The intra-articular injection of PRP is a potentially promising therapy for OA in dogs. The growth factors found in platelets have demonstrated enhanced regenerative processes in arthritic joints. Intra-articular injection of PRP is a generally low-cost, simple procedure requiring blood collection and platelet extraction, followed by injection into the affected joint.

Rehabilitation

Rehabilitation offers a range of modalities that can be beneficial to patients suffering from varying severities of OA to provide them with pain control, maintenance of muscular integrity, and continued functional lives.

Hydrotherapy is useful for multiple conditions, and works to promote active range of motion with minimized weight-bearing. This therapy has the benefit of treating several areas at one time, which is helpful for patients affected by OA in multiple joints versus one focalized area. There are different forms of hydrotherapy that can be offered to patients, depending on their status. Underwater treadmills, whirlpools, and pools are the most common and provide the greatest control.

The combination of thermal effects, buoyancy, hydrostatic pressure, cohesion, and turbulence that water provides make hydrotherapy a unique modality for treating OA. This allows the therapist to work in a controlled environment where resistance can be appropriately adjusted for each case. As the patient progresses through the disease process, hydrotherapy treatments can be easily altered to meet their needs and abilities.

Range of motion can be significantly affected in OA patients, and the combination of hydrotherapeutic elements listed in the previous paragraph can help improve it. Overall range of motion, and in particular flexion, is greater during swimming than when walking; however, general extension is reduced with swimming.

In a human study done by Suomi and Lindauer, 1997, 17 women experiencing arthritis participated in three weekly 45-minute aquatic-training sessions over six weeks. The outcome resulted in greater increase in range of motion and strength versus the control group, which did not participate in any organized exercise.

Through regular sessions, the quality of range of motion should continue to improve.

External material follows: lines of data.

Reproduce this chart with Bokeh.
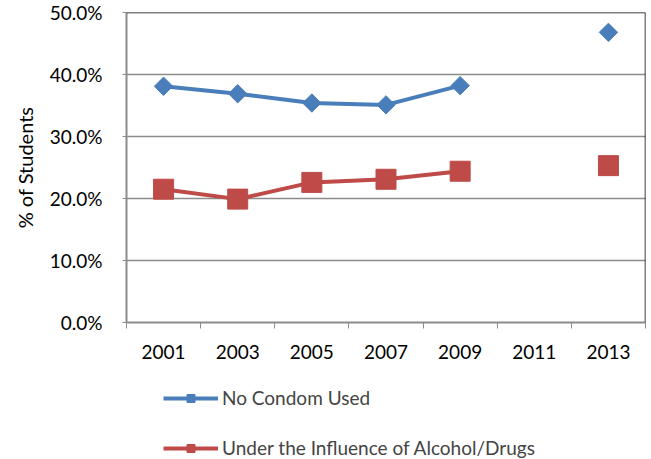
import numpy as np
from bokeh.plotting import figure
from bokeh.layouts import column
from bokeh.models import (Range1d, FixedTicker, NumeralTickFormatter, CustomJSTickFormatter,
                          Span, Legend, LegendItem, ColumnDataSource)
from bokeh.embed import file_html
from bokeh.resources import INLINE

years = ["2001", "2003", "2005", "2007", "2009", "2011", "2013"]
no_condom = [38.1, 36.9, 35.4, 35.1, 38.2, np.nan, 46.8]
influence = [21.5, 19.9, 22.6, 23.1, 24.4, np.nan, 25.3]
y_ticks = [0, 10, 20, 30, 40, 50]
series_names = ["No Condom Used", "Under the Influence of Alcohol/Drugs"]

BLUE = "#4a7ebb"
RED = "#be4b48"
GRID = "#8c8c8c"
FONT = "Lato"
FS = "19px"

xpos = [i + 0.5 for i in range(len(years))]
src = ColumnDataSource(dict(
    x=xpos,
    nc=[v / 100 for v in no_condom],
    inf=[v / 100 for v in influence],
))

p = figure(width=651, height=372, output_backend="svg", toolbar_location=None,
           x_range=Range1d(0, len(years)), y_range=Range1d(0, 0.5),
           min_border_left=126, min_border_top=12, min_border_right=6, min_border_bottom=50)
p.outline_line_color = None
p.background_fill_color = "white"
p.border_fill_color = "white"

# axes
p.xaxis.ticker = FixedTicker(ticks=xpos, minor_ticks=list(range(len(years) + 1)))
p.xaxis.formatter = CustomJSTickFormatter(args=dict(years=years),
                                          code="return years[Math.round(tick - 0.5)];")
p.xaxis.major_tick_out = 0
p.xaxis.major_tick_in = 0
p.xaxis.minor_tick_out = 6
p.xaxis.minor_tick_in = 0
p.xaxis.minor_tick_line_color = GRID
p.xaxis.axis_line_color = GRID
p.xaxis.axis_line_width = 2
p.xaxis.major_label_standoff = 16
p.xaxis.major_label_text_font = FONT
p.xaxis.major_label_text_font_size = FS
p.xaxis.major_label_text_color = "black"

p.yaxis.ticker = FixedTicker(ticks=[v / 100 for v in y_ticks])
p.yaxis.formatter = NumeralTickFormatter(format="0.0%")
p.yaxis.major_tick_out = 4
p.yaxis.major_tick_in = 0
p.yaxis.major_tick_line_color = GRID
p.yaxis.minor_tick_line_color = None
p.yaxis.axis_line_color = GRID
p.yaxis.axis_line_width = 2
p.yaxis.major_label_text_font = FONT
p.yaxis.major_label_text_font_size = FS
p.yaxis.major_label_text_color = "black"
p.yaxis.major_label_standoff = 20
p.yaxis.axis_label = "% of Students"
p.yaxis.axis_label_text_font = FONT
p.yaxis.axis_label_text_font_size = "20px"
p.yaxis.axis_label_text_font_style = "normal"
p.yaxis.axis_label_text_color = "black"
p.yaxis.axis_label_standoff = 10

p.xgrid.grid_line_color = None
p.ygrid.grid_line_color = GRID
p.ygrid.grid_line_width = 1.5

p.add_layout(Span(location=0.5, dimension="width", line_color="black", line_width=1.5))
p.add_layout(Span(location=len(years), dimension="height", line_color="black", line_width=1.5))

# series
p.line("x", "nc", source=src, color=BLUE, line_width=4)
p.scatter("x", "nc", source=src, marker="square", angle=np.pi / 4, size=13, color=BLUE)
p.line("x", "inf", source=src, color=RED, line_width=4)
p.scatter("x", "inf", source=src, marker="square", size=20, color=RED)

# legend figure below (its frame is aligned with the main frame by the column layout)
p2 = figure(width=651, height=87, output_backend="svg", toolbar_location=None,
            x_axis_location=None, y_axis_location=None,
            x_range=Range1d(100, 101), y_range=Range1d(100, 101),
            min_border_left=0, min_border_right=0, min_border_top=0, min_border_bottom=0)
p2.outline_line_color = None
p2.grid.grid_line_color = None
l1 = p2.line("x", "nc", source=src, color=BLUE, line_width=4)
m1 = p2.scatter("x", "nc", source=src, marker="square", angle=np.pi / 4, size=7, color=BLUE)
l2 = p2.line("x", "inf", source=src, color=RED, line_width=4)
m2 = p2.scatter("x", "inf", source=src, marker="square", size=11, color=RED)

legend = Legend(items=[LegendItem(label=series_names[0], renderers=[l1, m1]),
                       LegendItem(label=series_names[1], renderers=[l2, m2])],
                orientation="vertical", location=(37, 0))
legend.glyph_width = 55
legend.glyph_height = 20
legend.label_height = 20
legend.label_text_font = FONT
legend.label_text_font_size = FS
legend.label_standoff = 4
legend.spacing = 27
legend.padding = 0
legend.margin = 0
legend.border_line_color = None
legend.background_fill_alpha = 0
p2.add_layout(legend)

layout = column(p, p2, spacing=0)
open("out.html", "w").write(file_html(layout, INLINE))
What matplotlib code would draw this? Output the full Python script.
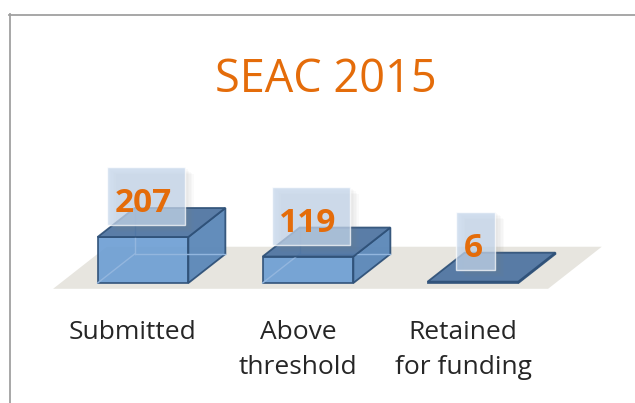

Along with greater range of motion, muscle tone, lengthening, and strengthening will increase to help support weak joints on dry land and provide the patient with improved quality of life and function.

Extracorporeal shock wave therapy (ESWT) is a useful modality in treating chronic and acute conditions (e.g. inflammation, tendinopathies) in postoperative patients, and also has become increasingly popular in treating osteoarthritis. ESWT uses high-energy shock waves comprising acoustic waves of various frequencies. Shock waves can travel to various tissue depths and target specific areas at different densities, both deep and superficial, which can be helpful when treating smaller, more delicate areas and joints.